Can all of these lines be returned exactly?
----
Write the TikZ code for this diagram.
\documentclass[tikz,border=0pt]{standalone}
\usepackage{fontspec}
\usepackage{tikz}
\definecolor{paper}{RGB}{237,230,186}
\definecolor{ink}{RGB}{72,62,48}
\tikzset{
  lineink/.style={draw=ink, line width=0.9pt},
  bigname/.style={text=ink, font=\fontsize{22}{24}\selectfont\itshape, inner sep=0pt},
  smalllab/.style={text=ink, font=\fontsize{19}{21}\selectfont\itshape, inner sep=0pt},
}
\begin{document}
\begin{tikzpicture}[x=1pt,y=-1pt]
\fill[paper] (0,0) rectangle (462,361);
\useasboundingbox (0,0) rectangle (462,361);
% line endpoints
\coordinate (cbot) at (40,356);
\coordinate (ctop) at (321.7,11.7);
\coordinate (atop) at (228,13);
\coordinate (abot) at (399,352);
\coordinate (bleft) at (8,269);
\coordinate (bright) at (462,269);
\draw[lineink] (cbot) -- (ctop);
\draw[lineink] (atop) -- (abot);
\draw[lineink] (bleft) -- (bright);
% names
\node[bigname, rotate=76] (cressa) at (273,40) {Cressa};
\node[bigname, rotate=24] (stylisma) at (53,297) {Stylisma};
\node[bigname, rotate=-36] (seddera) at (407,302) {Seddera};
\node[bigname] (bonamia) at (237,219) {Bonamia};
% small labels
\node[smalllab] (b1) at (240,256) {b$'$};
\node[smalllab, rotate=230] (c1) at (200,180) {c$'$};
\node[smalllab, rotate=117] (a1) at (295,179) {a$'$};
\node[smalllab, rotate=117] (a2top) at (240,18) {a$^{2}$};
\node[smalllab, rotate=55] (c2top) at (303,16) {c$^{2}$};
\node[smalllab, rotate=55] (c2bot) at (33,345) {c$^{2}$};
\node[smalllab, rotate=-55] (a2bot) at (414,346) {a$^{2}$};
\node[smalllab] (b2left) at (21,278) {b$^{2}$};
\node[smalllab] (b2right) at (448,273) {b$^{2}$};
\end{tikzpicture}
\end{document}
----
COMPLETE RESPONSE >>
Write the TikZ code for this diagram.
\documentclass[tikz,border=0pt]{standalone}
\usepackage{fontspec}
\usepackage{tikz}
\definecolor{paper}{RGB}{237,230,186}
\definecolor{ink}{RGB}{72,62,48}
\tikzset{
  lineink/.style={draw=ink, line width=0.9pt},
  bigname/.style={text=ink, font=\fontsize{22}{24}\selectfont\itshape, inner sep=0pt},
  smalllab/.style={text=ink, font=\fontsize{19}{21}\selectfont\itshape, inner sep=0pt},
}
\begin{document}
\begin{tikzpicture}[x=1pt,y=-1pt]
\fill[paper] (0,0) rectangle (462,361);
\useasboundingbox (0,0) rectangle (462,361);
% line endpoints
\coordinate (cbot) at (40,356);
\coordinate (ctop) at (321.7,11.7);
\coordinate (atop) at (228,13);
\coordinate (abot) at (399,352);
\coordinate (bleft) at (8,269);
\coordinate (bright) at (462,269);
\draw[lineink] (cbot) -- (ctop);
\draw[lineink] (atop) -- (abot);
\draw[lineink] (bleft) -- (bright);
% names
\node[bigname, rotate=76] (cressa) at (273,40) {Cressa};
\node[bigname, rotate=24] (stylisma) at (53,297) {Stylisma};
\node[bigname, rotate=-36] (seddera) at (407,302) {Seddera};
\node[bigname] (bonamia) at (237,219) {Bonamia};
% small labels
\node[smalllab] (b1) at (240,256) {b$'$};
\node[smalllab, rotate=230] (c1) at (200,180) {c$'$};
\node[smalllab, rotate=117] (a1) at (295,179) {a$'$};
\node[smalllab, rotate=117] (a2top) at (240,18) {a$^{2}$};
\node[smalllab, rotate=55] (c2top) at (303,16) {c$^{2}$};
\node[smalllab, rotate=55] (c2bot) at (33,345) {c$^{2}$};
\node[smalllab, rotate=-55] (a2bot) at (414,346) {a$^{2}$};
\node[smalllab] (b2left) at (21,278) {b$^{2}$};
\node[smalllab] (b2right) at (448,273) {b$^{2}$};
\end{tikzpicture}
\end{document}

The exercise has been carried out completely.